When awakened, Jesus simply told the raging elements to “Hush and be still” and it became perfectly calm. Reading Jesus’ words, “Be still,” immediately brought to mind the words of Psalm 46:10. In these days of uncertainty, upheaval and unrest, Psalm 46:10 invites us to “Be still and know that I am God.”

Be Still. A prayer in which we wait in silence before God, a moment of wordless acknowledgement, attention, and silent awe. And Mary Oliver’s poem invites us to do exactly that … to engage, not in the prayer that is composed of carefully chosen words, but the prayer of quietly paying attention. Pausing and allowing myself to honestly acknowledge that I do not know how to pray or what to pray, but in deep stillness, I open myself to God.

I believe that Mary Oliver and the psalmist are onto something very important. They recognize that our most genuine connections with God often come in the moments where we quiet ourselves enough to simply pay attention, when we take the time to notice what is taking place inside us and listen for His still, small voice.

In a conversation with Krista Tippet for an NPR Podcast, Mary Oliver said that “attention is the beginning of devotion.” Simone Weil says it like this: “Attention is the rarest and purest form of generosity.” In other words, attention requires us to exercise intentionally as we fully invest ourselves in something or someone. In so doing, our focused attention becomes an act of generosity—or even an act of devotion.

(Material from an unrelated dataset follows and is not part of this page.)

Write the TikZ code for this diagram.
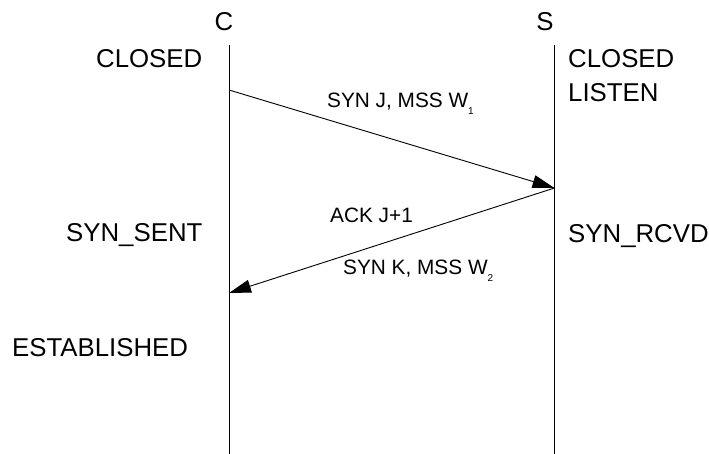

I’d like to close by recommending three practices that I’ve adopted during the long months of the pandemic, which have helped me to be more intentional about paying attention to God and what He might be doing within me and around me. 1. Reading a psalm every morning. Psalms are enduring prayers that address the full range of human emotions and I’ve found they often supply words when I have no words of my own. 2. Sitting silently for five minutes. Five minutes of silence can feel surprisingly uncomfortable and LONG! But the act of slowing down, listening, and taking the time to identify and reflect on my thoughts and concerns has been incredibly calming and restorative. 3. Taking a 15-minute observation walk. The experience of being outdoors and paying attention to the subtle changes that I see taking place in my surroundings has strengthened my gratitude muscle and deepened my appreciation for the ways God reveals Himself through creation.


Lord Jesus,
Just as You spoke peace to the raging storm and sea,
Would you speak peace to my troubled heart?
You commanded them: ”Hush, be still,” and immediately they were calm.
How I long for my anxious heart to cease striving and know that You are God.
May I find quietness and strength as I enter into stillness with You.
Cultivate within me a quiet heart, like a baby content in its mother’s arms.